IRS Position on Cryptocurrencies: They Are Taxable as Property (But Not as Foreign Currency): IRS Notice 2014-21 (March 25, 2014)
The IRS treats cryptocurrencies as property for US federal tax purposes, and so the general rules for property transactions apply. A taxpayer who receives cryptocurrency as payment for goods or services must include the fair market value of the cryptocurrency received in gross income.

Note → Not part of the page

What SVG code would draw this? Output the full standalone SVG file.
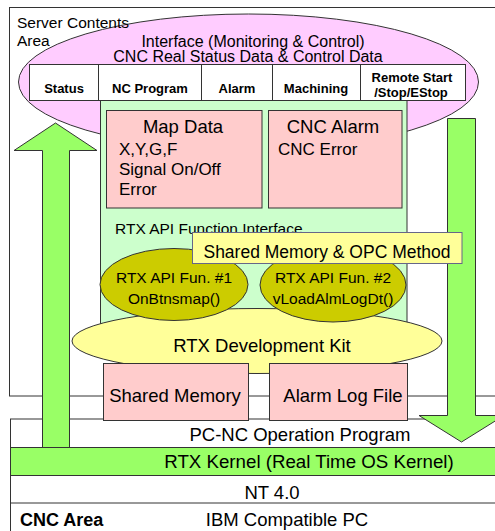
<svg xmlns="http://www.w3.org/2000/svg" width="495" height="531" viewBox="0 0 495 531">
<style>
text{font-family:"Liberation Sans",Arial,sans-serif;fill:#000}
.s{stroke:#333;stroke-width:1}
.t185{font-size:18.5px}
.t17{font-size:17px}
.t16{font-size:16px}
.t155{font-size:15.5px}
.b13{font-size:13px;font-weight:bold}
.m{text-anchor:middle}
.pink{fill:#FFCCCC}
.arrow{fill:#99FF66;stroke:#333;stroke-width:1}
</style>
<rect width="495" height="531" fill="#fff"/>
<g id="server-area">
<rect x="9.5" y="7.5" width="500" height="388.5" fill="#fff" class="s"/>
</g>
<g id="cnc-area">
<rect x="10.5" y="419" width="500" height="120" fill="#fff" class="s"/>
<line x1="10.5" y1="503" x2="500" y2="503" class="s"/>
<text x="300" y="441" class="t185 m">PC-NC Operation Program</text>
<text x="272" y="499" class="t185 m">NT 4.0</text>
<text x="287" y="526" class="t185 m">IBM Compatible PC</text>
<text x="20" y="526" style="font-size:18px;font-weight:bold">CNC Area</text>
</g>
<g id="interface">
<ellipse cx="248.5" cy="82" rx="230" ry="68" fill="#FFCCFF" class="s"/>
<text x="253" y="46.5" class="t16 m">Interface (Monitoring &amp; Control)</text>
<text x="248" y="62" class="t16 m">CNC Real Status Data &amp; Control Data</text>
</g>
<g id="server-label">
<text x="17" y="28" class="t155">Server Contents</text>
<text x="17" y="46" class="t155">Area</text>
</g>
<g id="table">
<rect x="29.5" y="64.5" width="436" height="36" fill="#fff" class="s"/>
<line x1="98.5" y1="64.5" x2="98.5" y2="100.5" class="s"/>
<line x1="201.5" y1="64.5" x2="201.5" y2="100.5" class="s"/>
<line x1="272.5" y1="64.5" x2="272.5" y2="100.5" class="s"/>
<line x1="360.5" y1="64.5" x2="360.5" y2="100.5" class="s"/>
<text x="64" y="92.5" class="b13 m">Status</text>
<text x="150" y="92.5" class="b13 m">NC Program</text>
<text x="237" y="92.5" class="b13 m">Alarm</text>
<text x="316" y="92.5" class="b13 m">Machining</text>
<text x="412" y="81.5" class="b13 m">Remote Start</text>
<text x="411" y="96.5" class="b13 m">/Stop/EStop</text>
</g>
<g id="connectors">
<path class="arrow" d="M42.5,447.5 V150.5 H14 L55.5,123 L97,150.5 H69.5 V447.5 Z"/>
<path class="arrow" d="M447.5,118.5 H475.5 V415.5 H504 L461.5,442 L419,415.5 H447.5 Z"/>
</g>
<g id="rtx-api">
<rect x="100.5" y="100.5" width="306.5" height="240" fill="#CCFFCC" class="s"/>
<text x="115" y="234" class="t155">RTX API Function Interface</text>
</g>
<g id="map-data">
<rect x="106.5" y="110.5" width="155.5" height="97.5" class="pink s"/>
<text x="183" y="133" class="t185 m">Map Data</text>
<text x="119" y="155" class="t17">X,Y,G,F</text>
<text x="119" y="175" class="t17">Signal On/Off</text>
<text x="119" y="195" class="t17">Error</text>
</g>
<g id="cnc-alarm">
<rect x="268.5" y="110.5" width="133.5" height="97.5" class="pink s"/>
<text x="333" y="133" class="t185 m">CNC Alarm</text>
<text x="278" y="155" class="t17">CNC Error</text>
</g>
<g id="dev-kit">
<ellipse cx="257" cy="341" rx="185" ry="32.5" fill="#FFFF99" class="s"/>
<text x="262" y="352" class="t185 m">RTX Development Kit</text>
</g>
<g id="fun1">
<ellipse cx="174" cy="284.5" rx="74" ry="36" fill="#CCCC00" class="s"/>
<text x="174" y="283" class="t155 m">RTX API Fun. #1</text>
<text x="174" y="304" class="t155 m">OnBtnsmap()</text>
</g>
<g id="fun2">
<ellipse cx="333" cy="285" rx="73" ry="37" fill="#CCCC00" class="s"/>
<text x="333" y="283" class="t155 m">RTX API Fun. #2</text>
<text x="333" y="304" class="t155 m">vLoadAlmLogDt()</text>
</g>
<g id="shared-opc">
<rect x="192.5" y="232.5" width="269.5" height="31" fill="#FFFF99" stroke="#666688" stroke-width="1"/>
<text x="327" y="258" style="font-size:17.5px" class="m">Shared Memory &amp; OPC Method</text>
</g>
<g id="shared-memory">
<rect x="103.5" y="363.5" width="145" height="57" class="pink s"/>
<text x="175" y="402" class="t185 m">Shared Memory</text>
</g>
<g id="alarm-log">
<rect x="269.5" y="363.5" width="138" height="57" class="pink s"/>
<text x="343" y="402" class="t185 m">Alarm Log File</text>
</g>
<g id="rtx-kernel">
<rect x="10.5" y="447.5" width="500" height="28" class="arrow"/>
<text x="309" y="468" style="font-size:18.7px" class="m">RTX Kernel (Real Time OS Kernel)</text>
</g>
</svg>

Even though cryptocurrencies, relative to the US dollar in the US, share certain characteristics with foreign currencies, cryptocurrencies do not generate foreign currency gain or loss for US federal tax purposes.
Conclusion
This brief post is intended to alert readers to some of the legal issues that should be carefully considered (i) before a person provides paid advice about buying or selling cryptocurrencies or derivative contracts based on cryptocurrencies, (ii) before offering units of interest in an entity that may be subscribed in cryptocurrency or concern the issuance of new cryptocurrency units to participants; or (iii) before participating in a platform through which cryptocurrencies are bought and sold. Any of those activities may come within the ambit of the SEC and the CFTC and expose the participant, the offeror and the trading platform to US securities and commodity laws.